'A Alegoria do Abrigo' |
Numa uma área de dispersão superior a 10.000 m2, a investigação da jazida de Vale de Boi foi assim desvendando
uma importantíssima sequência crono-estratigráfica, com registos que remetem para uma
praticamente contínua presença humana, entre o Paleolítico Superior e o
Neolítico Antigo, mais precisamente, entre os 33.000 (pelo menos!) e os 6.000 anos antes do
presente (Bicho, 2004, 2006; Bicho et al., 2003; Carvalho et al., 2005; Stiner, 2003), um período no qual se marca a mais
antiga datação radiocarbónica sobre vestígios humanos (Homo sapiens) de todo o sul peninsular e onde
se distingue os traços culturais das comunidades que nestas paragens protagonizaram
a transição do Paleolítico para o Neolítico, ou seja, o Período Mesolítico. Tendo
em conta que a estratigrafia arqueológica ainda não foi integralmente escavada,
até à sua base geológica, a probabilidade de se vir a obter datações mais
antigas para este sítio é bastante elevada.
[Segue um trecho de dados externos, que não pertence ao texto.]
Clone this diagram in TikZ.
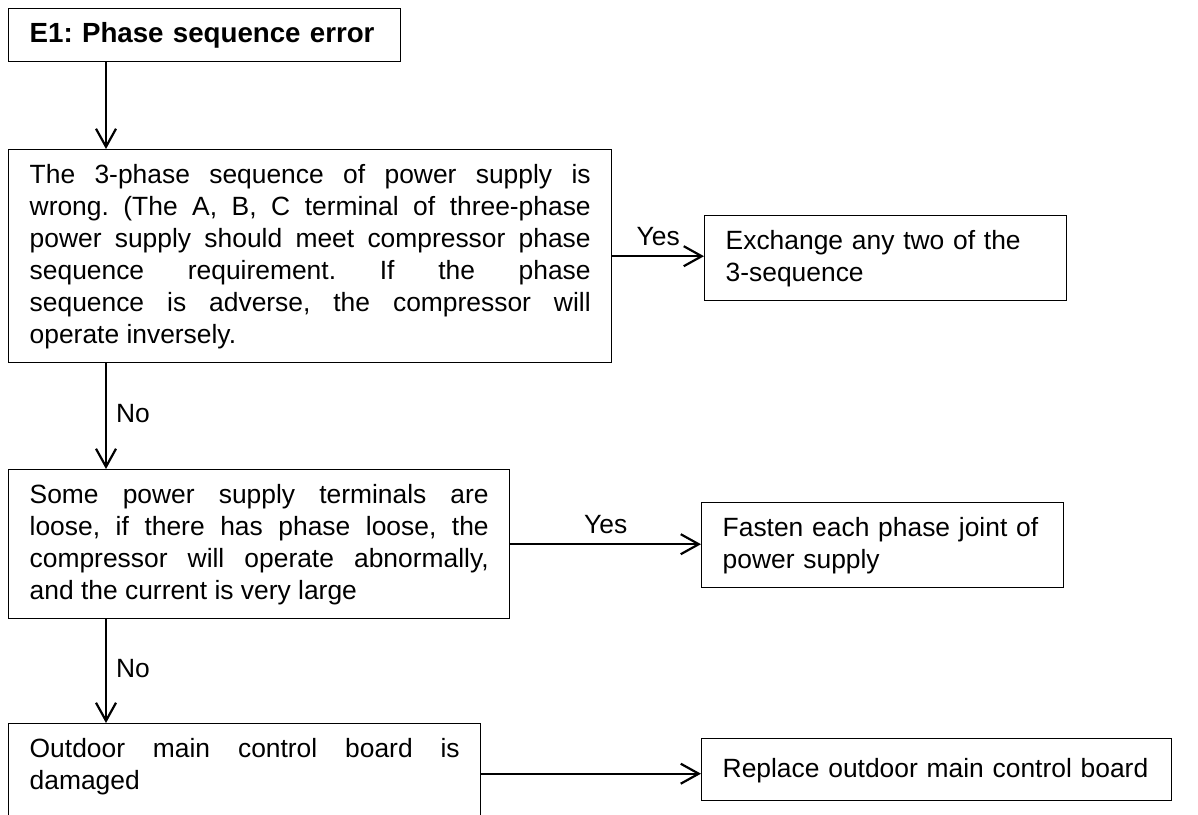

Os dados recolhidos até ao momento permitiram reconhecer as sucessivas
ocupações de grupos de caçadores-recolectores, de mais de uma dezena de
indivíduos, com uma estrutura económica complexa que inclui contactos e trocas inter-regionais,
a longas distâncias, patentes na ocorrência de matérias-primas exóticas, importadas
de distâncias superiores aos 1000 km, o que demonstra a amplitude de circulação
destas sociedades, convencionalmente tidas como “primitivas”.
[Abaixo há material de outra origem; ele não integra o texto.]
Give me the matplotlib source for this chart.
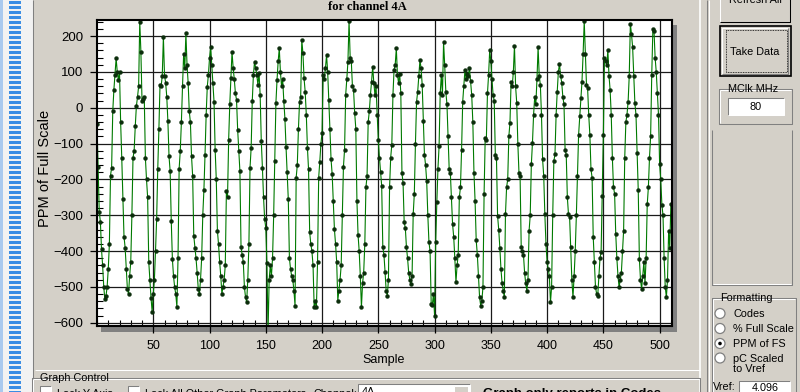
import matplotlib
matplotlib.use("Agg")
import matplotlib.pyplot as plt
from matplotlib.patches import Rectangle, Circle
from matplotlib.ticker import MultipleLocator

# values, one per sample (0..511)
ppm = [
    -45, -165, -290, -318, -395, -440, -500, -535, -525, -500,
    -450, -380, -189, -167, -10, 50, 92, 138, 100, 78,
    100, -40, -140, -255, -360, -390, -450, -505, -520, -470,
    -430, -300, -140, -120, -52, 5, 30, 60, 240, 157,
    20, 25, 30, -140, -200, -250, -430, -480, -530, -569,
    -520, -480, -400, -311, -170, -60, 64, 60, 90, 198,
    90, 70, 31, -38, -135, -177, -316, -422, -470, -500,
    -520, -556, -420, -170, -120, -40, 60, 150, 110, 208,
    120, 70, -10, -40, -135, -190, -357, -390, -420, -460,
    -505, -520, -480, -420, -300, -230, -131, -20, 59, 92,
    139, 170, 120, 70, 17, -117, -200, -343, -381, -430,
    -470, -519, -500, -480, -440, -232, -250, -89, 10, 83,
    156, 111, 80, 41, 22, -61, -121, -177, -389, -410,
    -430, -500, -529, -542, -480, -381, -167, -111, 20, 92,
    129, 110, 92, 64, 97, 36, -93, -167, -250, -311,
    -335, -433, -625, -480, -440, -470, -420, -300, -149, 14,
    78, 130, 166, 100, 60, 80, 20, -30, -110, -180,
    -255, -420, -450, -470, -480, -510, -552, -195, -160, -60,
    17, 30, 189, 153, 83, 45, -19, -111, -172, -347,
    -380, -400, -440, -557, -540, -557, -430, -195, -150, -100,
    -70, 92, 80, 110, 147, 100, 22, -60, -144, -186,
    -260, -339, -380, -430, -538, -510, -480, -440, -300, -165,
    -117, 36, 80, 129, 242, 140, 130, 60, 50, -14,
    -58, -260, -355, -400, -470, -557, -490, -460, -380, -222,
    -190, -40, -10, 36, 73, 115, 70, 36, 60, -20,
    -90, -139, -180, -218, -389, -410, -458, -512, -524, -480,
    -222, -139, -103, 36, 106, 120, 166, 92, 69, 95,
    40, -181, -210, -320, -335, -389, -420, -460, -480, -492,
    -470, -297, -240, -100, 17, 45, 90, 133, 111, 64,
    -38, -131, -160, -205, -300, -375, -400, -547, -550, -520,
    -580, -375, -264, -170, -107, 40, 92, 36, 184, 119,
    45, 10, -80, -172, -181, -250, -325, -360, -420, -487,
    -440, -410, -250, -222, -117, 17, 60, 106, 80, 95,
    90, 111, 75, 36, -40, -181, -260, -370, -410, -470,
    -529, -552, -540, -500, -242, -83, -90, 40, 92, 161,
    130, 80, 36, 20, -131, -140, -302, -340, -390, -450,
    -490, -510, -529, -297, -222, -200, -80, -42, 73, 60,
    100, 173, 60, 14, -100, -181, -190, -389, -400, -410,
    -460, -490, -510, -480, -343, -300, -158, -97, -19, 31,
    10, 80, 169, 90, 64, -19, -144, -190, -297, -380,
    -430, -450, -470, -543, -500, -300, -149, -130, -20, 45,
    100, 122, 90, 70, 30, 10, -117, -131, -250, -297,
    -305, -389, -480, -529, -470, -400, -300, -190, -75, -24,
    28, 73, 150, 242, 150, 64, 55, -20, -75, -172,
    -195, -361, -430, -500, -519, -524, -470, -420, -403, -246,
    -75, 139, 130, 120, 160, 90, 50, -20, -139, -222,
    -240, -352, -420, -470, -501, -480, -460, -400, -343, -139,
    -40, -19, 17, 89, 235, 205, 170, 90, 14, -20,
    -125, -230, -422, -480, -505, -470, -430, -490, -420, -269,
    -222, -139, -80, 92, 219, 215, 140, 100, 40, -19,
    -158, -200, -270, -300, -420, -500, -529, -480, -343, -390,
    -269, -300,
]
samples = list(range(len(ppm)))

x_ticks = [50, 100, 150, 200, 250, 300, 350, 400, 450, 500]
y_ticks = [-600, -500, -400, -300, -200, -100, 0, 100, 200]

title = "for channel 4A"
x_label = "Sample"
y_label = "PPM of Full Scale"
format_options = ["Codes", "% Full Scale", "PPM of FS", "pC Scaled\nto Vref"]
format_selected = "PPM of FS"

GRAY = "#d4d0c8"
SHADOW = "#808080"
GUI_FONT = "Liberation Sans"

fig = plt.figure(figsize=(8, 3.92), dpi=100)
fig.patch.set_facecolor(GRAY)

# pixel-space layer for the window furniture
bg = fig.add_axes([0, 0, 1, 1], zorder=0)
bg.set_xlim(0, 800)
bg.set_ylim(392, 0)
bg.axis("off")


def box(x, y, w, h, fc="none", ec="none", lw=0.75, **kw):
    bg.add_patch(Rectangle((x, y), w, h, facecolor=fc, edgecolor=ec, lw=lw, **kw))


def line(xs, ys, color, lw=0.75, **kw):
    bg.plot(xs, ys, color=color, lw=lw, solid_capstyle="butt", **kw)


def sunken(x, y, w, h, fc="white"):
    box(x, y, w, h, fc=fc)
    line([x, x, x + w], [y + h, y, y], SHADOW)
    line([x, x + w, x + w], [y + h, y + h, y], "white")


def etched_group(x, y, w, h):
    line([x, x, x + w, x + w, x], [y, y + h, y + h, y, y], SHADOW)
    line([x + 1, x + 1], [y + 1, y + h - 1], "white")
    line([x + 1, x + w - 1], [y + 1, y + 1], "white")


def gui_text(x, y, s, ha="left", **kw):
    bg.text(x, y, s, ha=ha, va="center", fontsize=7.8, family=GUI_FONT, **kw)


# left list strip
box(0, 0, 33, 392, fc="#f2f2f2")
box(0, 0, 3, 392, fc="#a9c9ee")
for yb in range(0, 392, 5):
    box(9, yb + 0.6, 12, 3.8, fc="#3a8de4")
line([33, 33], [0, 392], SHADOW)

# chart panel separators
line([700, 700], [0, 392], "white", lw=1.2)
line([707, 707], [0, 392], SHADOW)
line([709, 709], [0, 392], "white")

# shadow behind the plot box
box(101, 25, 576, 307, fc=SHADOW)

bg.text(367, 6.5, title, ha="center", va="center", fontsize=9,
        family="Liberation Serif", weight="bold")
bg.text(384, 360, x_label, ha="center", va="center", fontsize=9, family=GUI_FONT)
bg.text(45, 168, y_label, ha="center", va="center", fontsize=10.5,
        family=GUI_FONT, rotation=90)

# right-hand controls
box(720, -4, 71, 26, fc=GRAY)
line([720, 720, 790], [22, -4, -4], "white")
line([720, 790, 790], [22, 22, -4], "black")
gui_text(755, 0, "Refresh All", ha="center")

box(720, 26, 71, 50, fc=GRAY, ec="black", lw=1.2)
line([722, 722, 788], [74, 28, 28], "white")
line([722, 788, 788], [74, 74, 28], SHADOW)
box(726, 30, 61, 42, ec="black", lw=0.6, ls=(0, (1, 1)))
gui_text(755, 52, "Take Data", ha="center")

etched_group(719, 89, 73, 35)
box(726, 84, 54, 10, fc=GRAY)
gui_text(753, 89, "MClk MHz", ha="center")
sunken(728, 98, 56, 17)
gui_text(756, 106.5, "80", ha="center")

line([712, 712, 792, 792], [130, 285, 285, 130], SHADOW)
line([713, 791], [284, 284], "white")

etched_group(712, 298, 84, 120)
box(718, 292, 56, 12, fc=GRAY)
gui_text(720, 298, "Formatting")
radio_y = [313.5, 328.5, 343.5, 358]
text_y = [314, 329, 344, 364]
for opt, ry, ty in zip(format_options, radio_y, text_y):
    bg.add_patch(Circle((720, ry), 5, facecolor="white", edgecolor=SHADOW, lw=0.9))
    if opt == format_selected:
        bg.add_patch(Circle((720, ry), 1.8, facecolor="black", edgecolor="none"))
    gui_text(733, ty, opt, linespacing=1.05)
gui_text(713, 387, "Vref:")
sunken(739, 381, 51, 16)
gui_text(765, 388, "4.096", ha="center")

# bottom graph control strip (cut by the window edge, as in the screenshot)
line([35, 700], [370, 370], "white")
etched_group(32, 378, 668, 40)
box(38, 372, 66, 12, fc=GRAY)
gui_text(40, 378, "Graph Control")
sunken(40, 386, 11, 11)
gui_text(57, 394, "Lock Y Axis")
sunken(128, 386, 11, 11)
gui_text(145, 394, "Lock All Other Graph Parameters")
gui_text(313, 394, "Channel:")
sunken(358, 384, 112, 16)
box(454, 386, 14, 12, fc=GRAY)
line([454, 454, 468], [398, 386, 386], "white")
gui_text(362, 392, "4A")
bg.text(483, 394, "Graph only reports in Codes", ha="left", va="center",
        fontsize=9.5, family=GUI_FONT, weight="bold")

# the chart itself
ax = fig.add_axes([97 / 800, 1 - 326 / 392, 575 / 800, 306 / 392], zorder=2)
ax.set_facecolor("white")
ax.plot(samples, ppm, color="#007a00", lw=0.8, marker="o", ms=2.8,
        mfc="#0b2d0b", mec="#0b2d0b", mew=0.3)
ax.set_xlim(0, 511)
ax.set_ylim(-609, 245)
ax.set_xticks(x_ticks)
ax.set_yticks(y_ticks)
ax.xaxis.set_minor_locator(MultipleLocator(10))
ax.yaxis.set_minor_locator(MultipleLocator(20))
ax.grid(True, which="major", color="#1a1a1a", lw=0.9)
ax.set_axisbelow(True)
ax.tick_params(which="major", direction="out", length=5, width=0.9,
               color="black", pad=5)
ax.tick_params(which="minor", direction="in", length=4, width=0.8, color="black")
ax.tick_params(axis="x", labelsize=9)
ax.tick_params(axis="y", labelsize=9.5)
for lab in ax.get_xticklabels() + ax.get_yticklabels():
    lab.set_family(GUI_FONT)
for sp in ax.spines.values():
    sp.set_linewidth(1.5)
    sp.set_color("black")

fig.savefig("out.png", dpi=100, facecolor=fig.get_facecolor())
A escolha deste local para a implantação de comunidades de
caçadores-recolectores-marisqueiros deverá relacionar-se com o facto de, a cerca
de 100 metros, ter ali existido uma lagoa ligada ao mar (na actual Boca do Rio), que funcionaria como área
de pesca, com fácil acesso à costa, e pólo de atracção de animais diversos. A
partir do abrigo sob pala rochosa, formada num expressivo afloramento calcário, num ponto elevado que coroa a vertente esquerda do vale,
seria possível dominar visualmente a caça que saciava a sede nas águas
subjacentes.
Os vestígios arqueológicos concentram-se sob a pala do
abrigo, parcialmente colapsada na actualidade, estendendo-se pelo declive, em áreas de despejo de lixos que oferecem aos arqueólogos preciosas
informações acerca dos hábitos quotidianos destes nossos antepassados. Mais abaixo, numa ligeira plataforma da vertente, as escavações revelaram uma área de maior concentração de vestígios e uma longa diacronia que termina superiormente nos 6.000 anos, ou seja, no dealbar do Neolítico Antigo e das primeiras sociedades de pastores-agricultores.
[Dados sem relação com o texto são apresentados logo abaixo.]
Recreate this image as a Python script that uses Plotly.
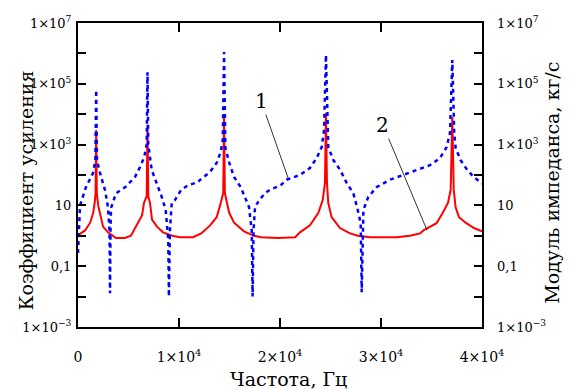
import math
import plotly.graph_objects as go

# ---- data (frequency, Hz) ----
red_f = [0, 700, 1200, 1500, 1650, 1740, 1800, 1860, 2000, 2150, 2480, 2970, 3760, 4650,
         5240, 5940, 6340, 6530, 6800, 6880, 6960, 7130, 7330, 7820, 8420, 9310, 10100,
         11390, 12200, 13080, 13730, 14130, 14380, 14460, 14540, 14750, 14980, 15450,
         16440, 17430, 18120, 19800, 21500, 21980, 22960, 23790, 24230, 24450, 24550,
         24650, 24780, 25110, 25940, 26930, 27720, 28920, 31550, 32870, 33860, 34200,
         34850, 35500, 36100, 36630, 36900, 37060, 37200, 37390, 37720, 38380, 39200, 40000]
red_gain = [1.05, 1.5, 2.7, 5.6, 12, 26, 3000, 26, 10, 5.6, 2.0, 1.3, 0.85, 0.85,
            1.0, 2.7, 4.7, 12, 20, 4400, 20, 12, 3.4, 2.0, 1.3, 1.0, 0.9,
            0.9, 1.2, 2.2, 4.1, 12, 26, 10000, 26, 12, 5.6, 2.7,
            1.4, 1.0, 0.9, 0.85, 0.9, 1.3, 2.2, 5.6, 15, 55, 11000,
            55, 12, 4.1, 1.8, 1.2, 1.0, 0.9, 0.9, 1.0, 1.2, 1.5,
            2.0, 2.6, 5.6, 12, 33, 8100, 33, 8.7, 4.1, 2.7, 1.8, 1.4]

blue_f = [0, 200, 790, 1490, 1720, 1800, 1880, 2180, 2670, 2970, 3120, 3170, 3220, 3270,
          3760, 4750, 5640, 6140, 6560, 6800, 6880, 6960, 7300, 7790, 8290, 8680, 8940,
          9000, 9100, 9280, 9600, 10200, 10890, 11880, 12080, 13070, 13730, 14130, 14330,
          14460, 14590, 14980, 15450, 16110, 16600, 16930, 17200, 17290, 17380, 17530,
          17950, 18510, 19010, 20070, 20660, 21980, 22960, 23630, 24130, 24360, 24550,
          24680, 24780, 25280, 25940, 26600, 27260, 27700, 27990, 28090, 28260, 28740,
          29570, 30890, 32200, 33530, 34850, 35840, 36500, 36830, 37060, 37250, 37390,
          37880, 38540, 39200, 39870, 40000]
blue_imp = [0.27, 10, 40, 116, 310, 63000, 300, 116, 32, 8.7, 1.5, 0.013, 1.5, 8.2,
            25, 42, 86, 182, 390, 1000, 240000, 1000, 146, 55, 19, 7.1, 0.73,
            0.01, 1.5, 12, 15, 32, 46, 58, 69, 126, 250, 570, 1400,
            1100000, 780, 250, 86, 40, 17, 8.9, 1.5, 0.01, 1.5, 8.9,
            15, 25, 33, 46, 70, 100, 170, 360, 830, 3000, 890000,
            3000, 830, 310, 150, 55, 25, 7, 2.6, 0.014, 7.1, 19,
            40, 70, 100, 146, 210, 360, 830, 2400, 610000, 2400, 770,
            310, 146, 85, 55, 52]

x_tickvals = [0, 10000, 20000, 30000, 40000]
x_ticktext = ["0", "1×10<sup>4</sup>", "2×10<sup>4</sup>", "3×10<sup>4</sup>", "4×10<sup>4</sup>"]
y_tickvals = [1e-3, 1e-2, 1e-1, 1, 10, 100, 1e3, 1e4, 1e5, 1e6, 1e7]
y_ticktext = ["1×10<sup>−3</sup>", "", "0,1", "", "10", "", "1×10<sup>3</sup>", "",
              "1×10<sup>5</sup>", "", "1×10<sup>7</sup>"]

FONT = "DejaVu Serif"

fig = go.Figure()
fig.add_trace(go.Scatter(x=red_f, y=red_gain, mode="lines",
                         line=dict(color="#ff0000", width=2), name="2"))
fig.add_trace(go.Scatter(x=blue_f, y=blue_imp, mode="lines", yaxis="y2",
                         line=dict(color="#0000ff", width=2.5, dash="4px,4px"), name="1"))

fig.update_layout(
    width=570, height=389,
    margin=dict(l=78, r=88, t=23, b=62),
    paper_bgcolor="white", plot_bgcolor="white",
    showlegend=False,
    font=dict(family=FONT, color="black", size=13),
    xaxis=dict(range=[0, 40000], tickvals=x_tickvals, ticktext=x_ticktext,
               ticks="inside", ticklen=9, tickwidth=2, tickcolor="black",
               showline=True, linecolor="black", linewidth=2, mirror="ticks",
               showgrid=False, zeroline=False, tickfont=dict(size=14, family=FONT),
               ticklabelstandoff=16),
    yaxis=dict(type="log", range=[-3, 7], tickvals=y_tickvals, ticktext=y_ticktext,
               ticks="inside", ticklen=8, tickwidth=2, tickcolor="black",
               showline=True, linecolor="black", linewidth=2, mirror="ticks",
               showgrid=False, zeroline=False, tickfont=dict(size=13, family=FONT),
               ticklabelstandoff=2),
    yaxis2=dict(type="log", range=[-3, 7], tickvals=y_tickvals, ticktext=y_ticktext,
                overlaying="y", side="right", ticks="", showline=False,
                showgrid=False, zeroline=False, tickfont=dict(size=13, family=FONT),
                ticklabelstandoff=14),
)

# leader labels (log axes take log10 positions for annotations)
fig.add_annotation(x=20800, y=math.log10(80), yref="y2", text="1", showarrow=True,
                   arrowhead=0, arrowwidth=0.8, arrowcolor="black", ax=-27, ay=-77,
                   font=dict(size=20, family=FONT))
fig.add_annotation(x=34550, y=math.log10(1.55), yref="y", text="2", showarrow=True,
                   arrowhead=0, arrowwidth=0.8, arrowcolor="black", ax=-44, ay=-105,
                   font=dict(size=20, family=FONT))

fig.add_annotation(xref="paper", yref="paper", x=-0.128, y=0.451, text="Коэффициент усиления",
                   textangle=-90, showarrow=False, xanchor="center", yanchor="middle",
                   font=dict(size=19, family=FONT))
fig.add_annotation(xref="paper", yref="paper", x=1.173, y=0.474, text="Модуль импеданса, кг/с",
                   textangle=-90, showarrow=False, xanchor="center", yanchor="middle",
                   font=dict(size=19, family=FONT))
fig.add_annotation(xref="paper", yref="paper", x=0.522, y=-0.172, text="Частота, Гц",
                   showarrow=False, xanchor="center", yanchor="middle",
                   font=dict(size=19, family=FONT))

fig.write_html("out.html")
De entre a abundante e diversificada informação exumada em
Vale de Boi, destaca-se a excepcional preservação orgânica dos ecofactos (ossos
e conchas), uma tecnicamente impressionante colecção de pontas de seta, especialmente as do Período Solutrense (com 20.000 anos), e um interessante
conjunto de artefactos de adorno e de matriz artística, designadamente
produzidos sobre osso e conchas perfuradas, utilizadas como contas de colar.
Mas, até à data, o mais excepcional elemento artefactual trazido à luz nas escavações
foi, de longe, um interessante objecto de arte móvel: uma rara placa de xisto, com menos de
20 cm de largura, gravada com um conjunto de desenhos interpretados como representações de três auroques, ou de um auroque em movimento (uma espécie de
grande boi selvagem, entretanto extinta). Esta placa poderá ser interpretada como um "objecto de bolso", eventualmente um "souvenir" trazido de outras paragens, utilizado em Vale de Boi enquanto modelo para eventuais réplicas, o que explicaria, assim, as outras placas identificadas e que apresentam apenas algumas inexpressivas garatujas.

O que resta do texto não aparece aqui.